R Street describes in detail the shortcomings of transmission planning in organized markets and shows how it precludes competition from new market entrants like advanced energy technologies. As AEE noted in a recent blog post, spending on transmission and distribution infrastructure has been rising steadily without a corresponding improvement in reliability. More competition from advanced energy could help drive down transmission costs and do more to improve reliability. The transmission issue highlights a key theme in the way organized markets are designed. Many of the current market rules are designed with older generation technologies in mind and tend to favor incumbent technologies. Transmission is not the only example.

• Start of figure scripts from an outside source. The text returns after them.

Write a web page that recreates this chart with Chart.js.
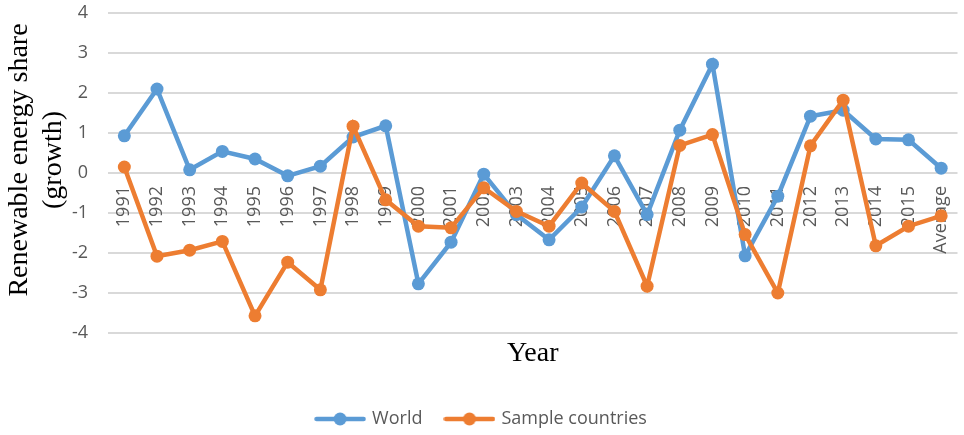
<!DOCTYPE html>
<html>
<head>
<meta charset="utf-8">
<script src="https://cdn.jsdelivr.net/npm/chart.js@4/dist/chart.umd.min.js"></script>
<style>
  html, body { margin: 0; padding: 0; background: #ffffff; }
  #wrap { width: 964px; height: 435px; }
</style>
</head>
<body>
<div id="wrap"><canvas id="chart" width="964" height="435"></canvas></div>
<script>
// Categories along the x axis
const years = ['1991','1992','1993','1994','1995','1996','1997','1998','1999','2000',
               '2001','2002','2003','2004','2005','2006','2007','2008','2009','2010',
               '2011','2012','2013','2014','2015','Average'];

// Growth of the renewable energy share
const world = [0.93, 2.10, 0.08, 0.54, 0.35, -0.07, 0.17, 0.90, 1.18, -2.77,
               -1.73, -0.03, -1.04, -1.67, -0.85, 0.43, -1.04, 1.07, 2.72, -2.07,
               -0.58, 1.42, 1.57, 0.85, 0.83, 0.12];
const sampleCountries = [0.15, -2.08, -1.93, -1.71, -3.57, -2.23, -2.92, 1.17, -0.67, -1.33,
                         -1.37, -0.37, -0.96, -1.33, -0.25, -0.96, -2.83, 0.69, 0.96, -1.54,
                         -3.00, 0.68, 1.82, -1.82, -1.33, -1.07];

// Value axis range
const yMin = -4;
const yMax = 4;
const yStep = 1;

const BLUE = '#5B9BD5';
const ORANGE = '#ED7D31';
const TICK_GREY = '#595959';

// Legend swatch: a short line with a marker in the middle
function makeSwatch(color) {
  const c = document.createElement('canvas');
  c.width = 52; c.height = 14;
  const g = c.getContext('2d');
  g.strokeStyle = color;
  g.lineWidth = 4.5;
  g.lineCap = 'round';
  g.beginPath(); g.moveTo(2.5, 7); g.lineTo(49.5, 7); g.stroke();
  g.fillStyle = color;
  g.beginPath(); g.arc(26, 7, 6.5, 0, Math.PI * 2); g.fill();
  return c;
}
const swatches = [makeSwatch(BLUE), makeSwatch(ORANGE)];

// Two-line rotated title for the value axis
const valueAxisTitle = {
  id: 'valueAxisTitle',
  afterDraw(chart) {
    const { ctx, chartArea } = chart;
    const cy = (chartArea.top + chartArea.bottom) / 2 - 13;
    ctx.save();
    ctx.fillStyle = '#000000';
    ctx.font = '28px "Liberation Serif", "Times New Roman", serif';
    ctx.textAlign = 'center';
    ctx.textBaseline = 'middle';
    ctx.translate(chartArea.left - 88, cy);
    ctx.rotate(-Math.PI / 2);
    ctx.fillText('Renewable energy share', 0, 0);
    ctx.fillText('(growth)', 0, 34);
    ctx.restore();
  }
};

new Chart(document.getElementById('chart'), {
  type: 'line',
  data: {
    labels: years,
    datasets: [
      {
        label: 'World',
        data: world,
        borderColor: BLUE,
        backgroundColor: BLUE,
        pointBackgroundColor: BLUE,
        pointBorderColor: BLUE,
        borderWidth: 4.5,
        pointRadius: 6.5,
        pointBorderWidth: 0,
        tension: 0,
        order: 2
      },
      {
        label: 'Sample countries',
        data: sampleCountries,
        borderColor: ORANGE,
        backgroundColor: ORANGE,
        pointBackgroundColor: ORANGE,
        pointBorderColor: ORANGE,
        borderWidth: 4.5,
        pointRadius: 6.5,
        pointBorderWidth: 0,
        tension: 0,
        order: 1
      }
    ]
  },
  options: {
    responsive: false,
    animation: false,
    devicePixelRatio: 1,
    layout: { padding: { top: 13, right: 0, bottom: -3, left: 0 } },
    scales: {
      x: {
        type: 'category',
        position: { y: 0 },
        offset: true,
        z: 1,
        grid: { display: false, drawTicks: false },
        border: { display: false },
        ticks: {
          autoSkip: false,
          minRotation: 90,
          maxRotation: 90,
          padding: 13,
          color: TICK_GREY,
          font: { family: '"Open Sans", sans-serif', size: 18 }
        },
        afterFit(scale) { scale.paddingLeft = 0; scale.paddingRight = 0; }
      },
      xTitle: {
        type: 'category',
        axis: 'x',
        labels: years,
        position: 'bottom',
        offset: true,
        grid: { display: false, drawTicks: false },
        border: { display: false },
        ticks: { display: false },
        title: {
          display: true,
          text: 'Year',
          color: '#000000',
          font: { family: '"Liberation Serif", "Times New Roman", serif', size: 28 },
          padding: { top: 0, bottom: 16 }
        },
        afterFit(scale) { scale.height = 53; }
      },
      y: {
        min: yMin,
        max: yMax,
        grid: { color: '#d9d9d9', lineWidth: 2, drawTicks: false },
        border: { display: false },
        ticks: {
          stepSize: yStep,
          padding: 20,
          color: TICK_GREY,
          font: { family: '"Open Sans", sans-serif', size: 18 }
        },
        afterFit(scale) {
          scale.width = 108;
          scale.paddingTop = 0;
          scale.paddingBottom = 0;
        }
      }
    },
    plugins: {
      tooltip: { enabled: false },
      legend: {
        position: 'bottom',
        labels: {
          usePointStyle: true,
          pointStyleWidth: 46,
          padding: 24,
          color: TICK_GREY,
          font: { family: '"Open Sans", sans-serif', size: 18 },
          sort: (a, b) => a.datasetIndex - b.datasetIndex,
          generateLabels(chart) {
            const items = Chart.defaults.plugins.legend.labels.generateLabels(chart);
            items.forEach(it => { it.pointStyle = swatches[it.datasetIndex]; });
            return items;
          }
        }
      }
    }
  },
  plugins: [valueAxisTitle]
});
</script>
</body>
</html>
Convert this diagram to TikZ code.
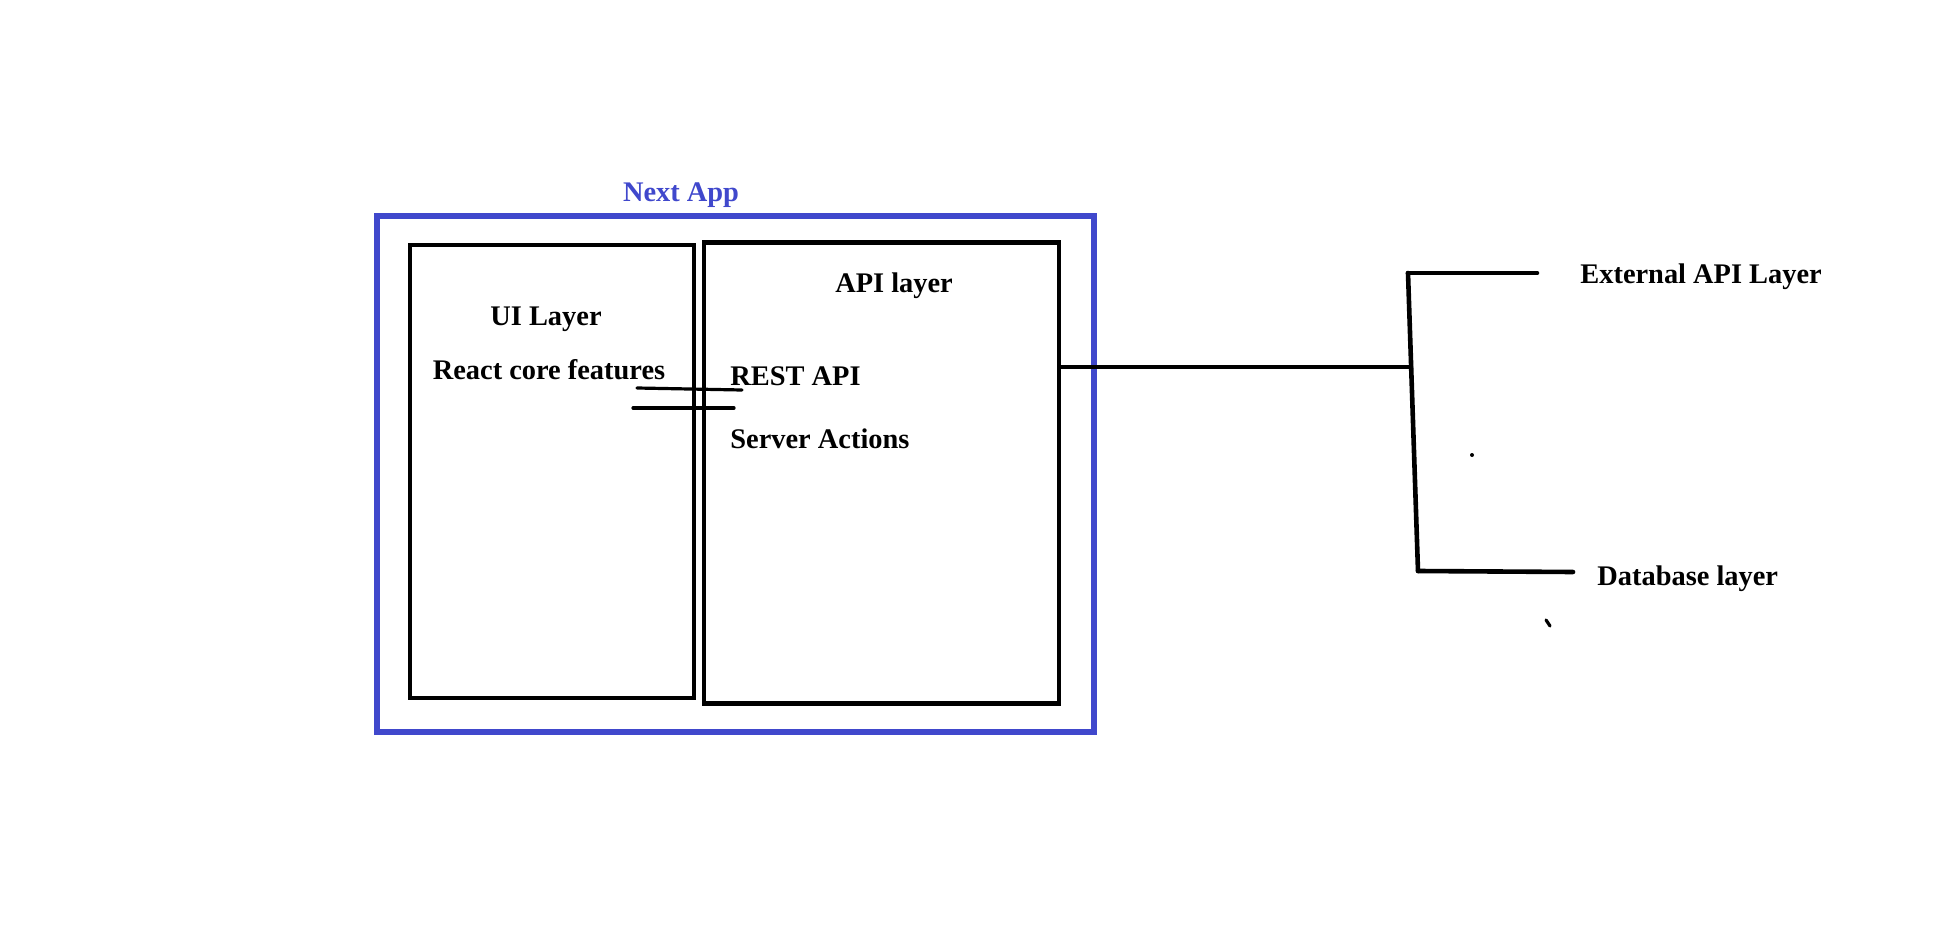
\documentclass[tikz,border=0pt]{standalone}
\usepackage{fontspec}
\setmainfont{Liberation Serif}
\usetikzlibrary{calc}
\definecolor{nextblue}{RGB}{64,72,204}

\begin{document}
\begin{tikzpicture}[x=0.5pt,y=-0.5pt,
    layer/.style={draw=black, line width=2.3pt, inner sep=0pt},
    txt/.style={font=\bfseries\fontsize{14.2}{16}\selectfont, inner sep=0pt},
    wire/.style={line width=2.3pt, line cap=round}]

    \useasboundingbox (0,0) rectangle (1949,952);

    % boxes
    \node[layer, draw=nextblue, line width=2.6pt, minimum width=358.5pt, minimum height=258pt] (next) at (735.5,474) {};
    \node[layer, minimum width=142pt, minimum height=226.5pt] (ui) at (552,471.5) {};
    \node[layer, minimum width=177.5pt, minimum height=230.75pt] (api) at (881.5,473) {};

    \node[txt, text=nextblue] (nexttxt) at (681,195) {Next App};
    \node[txt] (uitxt) at (546,319) {UI Layer};
    \node[txt] (react) at (549,370) {React core features};
    \node[txt] (apitxt) at (894,286) {API layer};
    \node[txt, anchor=west] (rest) at (730,376) {REST API};
    \node[txt, anchor=west] (server) at (730,439) {Server Actions};
    \node[txt, anchor=west] (ext) at (1580,277) {External API Layer};
    \node[txt, anchor=west] (db) at (1597,579) {Database layer};

    % strokes between ui and api
    \coordinate (s1a) at (637,388);
    \coordinate (s1b) at (742,390);
    \coordinate (s2a) at (633,408);
    \coordinate (s2b) at (734,408);
    \draw[wire, line width=1.6pt] (s1a) -- (s1b);
    \draw[wire, line width=1.6pt] (s2a) -- (s2b);

    % connectors to the right
    \coordinate (hub) at (1411,367);
    \coordinate (jext) at (1408,273);
    \coordinate (jdb) at (1418,571);
    \coordinate (extend) at (1537,273);
    \coordinate (dbend) at (1573,572);
    \draw[wire] (api.east |- hub) -- (hub);
    \draw[wire] (jext) -- (jdb);
    \draw[wire] (jext) -- (extend);
    \draw[wire] (jdb) -- (dbend);

    % stray marks
    \fill (1472,455) circle (1pt);
    \draw[wire, line width=1.6pt] (1546,620) -- (1550,626);

\end{tikzpicture}
\end{document}
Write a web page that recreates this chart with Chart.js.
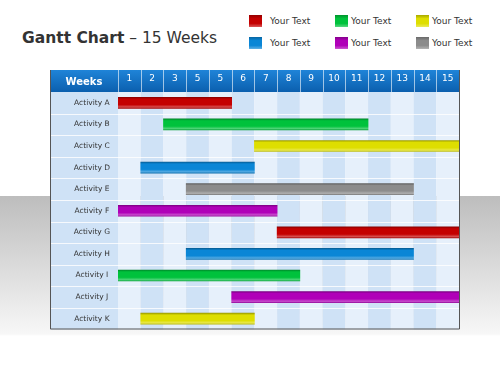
<!DOCTYPE html>
<html>
<head>
<meta charset="utf-8">
<script src="https://cdn.jsdelivr.net/npm/chart.js@4"></script>
<style>
  html, body { margin: 0; padding: 0; }
  body {
    width: 500px; height: 375px; position: relative; overflow: hidden;
    font-family: "DejaVu Sans", sans-serif; color: #333;
    background: linear-gradient(to bottom, #fff 0px, #fff 196px, #bdbdbd 196px, #f7f7f7 334px, #fff 336px);
  }
  #title { position: absolute; left: 22px; top: 29px; font-size: 15.5px; white-space: nowrap; color: #333; }
  #title b { font-weight: bold; }
  #legend { position: absolute; left: 249px; top: 15px; width: 250px; height: 40px; }
  .item { position: absolute; font-size: 9px; white-space: nowrap; color: #333; }
  .sw { position: absolute; left: 0; top: 0; width: 13px; height: 12px; }
  .item span { position: absolute; top: 0px; line-height: 12px; }
  #wrap { position: absolute; left: 50px; top: 70px; width: 410px; height: 264px; }
</style>
</head>
<body>
<div id="title"><b>Gantt Chart</b> – 15 Weeks</div>
<div id="legend"></div>
<div id="wrap"><canvas id="gantt"></canvas></div>
<script>
const weekLabels = ['1', '2', '3', '5', '5', '6', '7', '8', '9', '10', '11', '12', '13', '14', '15'];
const activities = ['Activity A', 'Activity B', 'Activity C', 'Activity D', 'Activity E', 'Activity F',
    'Activity G', 'Activity H', 'Activity I', 'Activity J', 'Activity K'];
const startWeek = [0, 2, 6, 1, 3, 0, 7, 3, 0, 5, 1];
const endWeek = [5, 11, 15, 6, 13, 7, 15, 13, 8, 15, 6];
const barColors = ['#c40000', '#00c23c', '#dede00', '#0a86d6', '#8c8c8c', '#b000b8',
    '#c40000', '#0a86d6', '#00c23c', '#b000b8', '#dede00'];
const legendLabels = ['Your Text', 'Your Text', 'Your Text', 'Your Text', 'Your Text', 'Your Text'];
const legendColors = ['#c40000', '#00c23c', '#dede00', '#0a86d6', '#b000b8', '#8c8c8c'];

function shade(hex, amt) {
    const n = parseInt(hex.slice(1), 16);
    let r = (n >> 16) & 255, g = (n >> 8) & 255, b = n & 255;
    const f = c => Math.max(0, Math.min(255, Math.round(amt < 0 ? c * (1 + amt) : c + (255 - c) * amt)));
    return `rgb(${f(r)},${f(g)},${f(b)})`;
}

// legend, 3 columns x 2 rows
const legendX = [0, 86, 167];
const legendGap = [21, 16, 16];
const legend = document.getElementById('legend');
legendLabels.forEach((txt, i) => {
    const item = document.createElement('div');
    item.className = 'item';
    item.style.left = legendX[i % 3] + 'px';
    item.style.top = (i < 3 ? 0 : 22) + 'px';
    const c = legendColors[i];
    item.innerHTML = `<div class="sw" style="background:linear-gradient(${shade(c, -0.25)}, ${c} 30%, ${c} 70%, ${shade(c, 0.35)})"></div><span style="left:${legendGap[i % 3]}px">${txt}</span>`;
    legend.appendChild(item);
});

const tablePlugin = {
    id: 'tableBg',
    beforeDraw(chart) {
        const { ctx, chartArea: a, scales } = chart;
        const xs = scales.x, ys = scales.y;
        const left = 0, right = chart.width - 1;
        ctx.save();
        // weeks column
        ctx.fillStyle = '#cfe2f6';
        ctx.fillRect(left, a.top, a.left - left, a.bottom - a.top);
        // week columns
        for (let i = 0; i < weekLabels.length; i++) {
            const x0 = xs.getPixelForValue(i), x1 = xs.getPixelForValue(i + 1);
            ctx.fillStyle = i % 2 === 0 ? '#e6f0fb' : '#cfe2f6';
            ctx.fillRect(x0, a.top, x1 - x0, a.bottom - a.top);
        }
        // row separators
        ctx.strokeStyle = 'rgba(255,255,255,0.8)';
        ctx.lineWidth = 1;
        for (let r = 1; r < activities.length; r++) {
            const y = Math.round((ys.getPixelForValue(r - 1) + ys.getPixelForValue(r)) / 2) + 0.5;
            ctx.beginPath(); ctx.moveTo(left, y); ctx.lineTo(a.right, y); ctx.stroke();
        }
        // header band
        const g = ctx.createLinearGradient(0, 0, 0, a.top);
        g.addColorStop(0, '#1f84d8');
        g.addColorStop(1, '#0b5fae');
        ctx.fillStyle = g;
        ctx.fillRect(left, 0, right - left + 1, a.top);
        ctx.strokeStyle = 'rgba(255,255,255,0.6)';
        for (let i = 0; i < weekLabels.length; i++) {
            const x = Math.round(xs.getPixelForValue(i)) + 0.5;
            ctx.beginPath(); ctx.moveTo(x, 0); ctx.lineTo(x, a.top); ctx.stroke();
        }
        ctx.fillStyle = '#fff';
        ctx.font = 'bold 10px "DejaVu Sans"';
        ctx.textAlign = 'center';
        ctx.textBaseline = 'middle';
        ctx.fillText('Weeks', a.left / 2, a.top / 2 + 1);
        ctx.restore();
    },
    afterDraw(chart) {
        const { ctx, chartArea: a } = chart;
        ctx.save();
        ctx.strokeStyle = '#555';
        ctx.lineWidth = 1;
        ctx.beginPath();
        ctx.moveTo(0.5, 0);
        ctx.lineTo(0.5, a.bottom - 0.5);
        ctx.lineTo(chart.width - 0.5, a.bottom - 0.5);
        ctx.lineTo(chart.width - 0.5, 0);
        ctx.stroke();
        ctx.restore();
    }
};

new Chart(document.getElementById('gantt'), {
    type: 'bar',
    data: {
        labels: activities,
        datasets: [{
            data: activities.map((_, i) => [startWeek[i], endWeek[i]]),
            backgroundColor: ctx => {
                const chart = ctx.chart;
                const c = barColors[ctx.dataIndex];
                if (!chart.chartArea || !chart.scales.y) return c;
                const y = chart.scales.y.getPixelForValue(ctx.dataIndex);
                const g = chart.ctx.createLinearGradient(0, y - 6, 0, y + 6);
                g.addColorStop(0, shade(c, -0.35));
                g.addColorStop(0.2, c);
                g.addColorStop(0.65, c);
                g.addColorStop(0.85, shade(c, 0.3));
                g.addColorStop(1, shade(c, -0.2));
                return g;
            },
            borderWidth: 0,
            borderSkipped: false,
            barThickness: 11
        }]
    },
    options: {
        indexAxis: 'y',
        responsive: true,
        maintainAspectRatio: false,
        animation: false,
        layout: { padding: { left: 0, right: 1, top: 0, bottom: 1 } },
        plugins: { legend: { display: false }, tooltip: { enabled: false } },
        scales: {
            x: {
                type: 'linear', min: 0, max: weekLabels.length,
                display: false
            },
            x2: {
                type: 'category', labels: weekLabels, position: 'top', offset: true,
                grid: { display: false }, border: { display: false },
                ticks: { color: '#fff', font: { family: 'DejaVu Sans', size: 9 }, padding: 0, maxRotation: 0, autoSkip: false },
                afterFit: s => { s.height = 22; }
            },
            y: {
                grid: { display: false }, border: { display: false },
                ticks: { color: '#333', font: { family: 'DejaVu Sans', size: 7.5 }, crossAlign: 'center', padding: 0 },
                afterFit: s => { s.width = 68; }
            }
        }
    },
    plugins: [tablePlugin]
});
</script>
</body>
</html>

In order to participate in this year’s capacity auction in PJM Interconnection - the grid operator that manages the organized market for most of the mid-Atlantic region - participants had to meet new requirements to be available 24/7, 365 days per year. The new requirements were adopted by PJM in response to the 2014 Polar Vortex, during which unusually cold weather shut down several conventional power plants, threatening reliability. Wind generation (which functions just fine in cold temperatures) and demand response helped keep the lights on. PJM’s all-the-time, anytime requirement is designed to ensure resources can operate when they say they can and penalize them when they can’t. Ironically, the requirement precludes some of the very resources which helped maintain reliability during the Polar Vortex (wind and demand response) from participating. These resources can contribute reliable power during emergencies. But, because they don’t share the operating characteristics of a traditional power plant, they’re excluded from participating.
A better market design would enhance performance “while simultaneously expanding market access for advanced technologies and ensuring market participants have appropriate incentives to use advanced technology…[and] facilitate innovation in advanced technologies.”
Using markets to solve problems by letting advanced energy compete can be a bipartisan solution to the challenges facing our 21st century electric grid. As Congress explores this issue in more detail, AEE hopes that members will focus on how organized competitive markets can be improved to capture the benefits advanced energy can provide.